A Simulation Study Of The Electron Relaxation Effect In The Femtosecond Laser Interaction With Gold Nanofilm

The femtosecond laser interaction with gold nanofilm is extremely complex. The two-step heat conduction in the interaction has been largely modeled by the parabolic two-temperature model. Recently, it was shown that the parabolic two-temperature model is inappropriate for the ultrafast laser-metal interaction for the lasers with a pulse duration less than or comparable to the electron relaxation time, and that the hyperbolic two-temperature model should be adopted. In this work, the irradiation of gold nanofilm by the laser pulses with the durations of10,50and100fs is simulated by the combined these two two-temperature models and molecular dynamics method. The distributions of the electron and lattice temperatures and stresses in the nanofilm are obtained to examine the applicability of the two-temperature models for simulating sub-100fs laser pulses interaction with metals.

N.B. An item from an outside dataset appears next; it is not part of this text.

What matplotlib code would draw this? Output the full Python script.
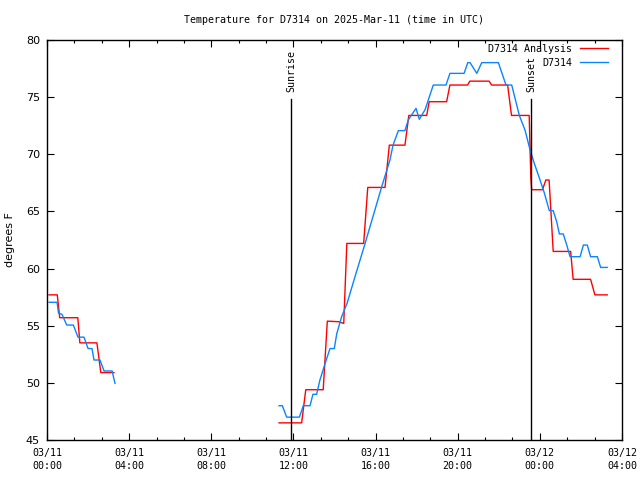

Numerical results show that the effect of electron relaxation time on temperatures and stresses is significant without considering the ballistic motion of excited electrons. Instead, this effect is found trivial with including the ballistic heat transport. Since the energy transport due to the electron ballistic motion has been experimentally confirmed for gold, we can conclude that the electron relaxation effect could be overestimated in the previous study because of the neglect of the heat transport by the electron ballistic motion, and that the parabolic two-temperature model is still valid to simulate the sub-100fs laser pulses with gold.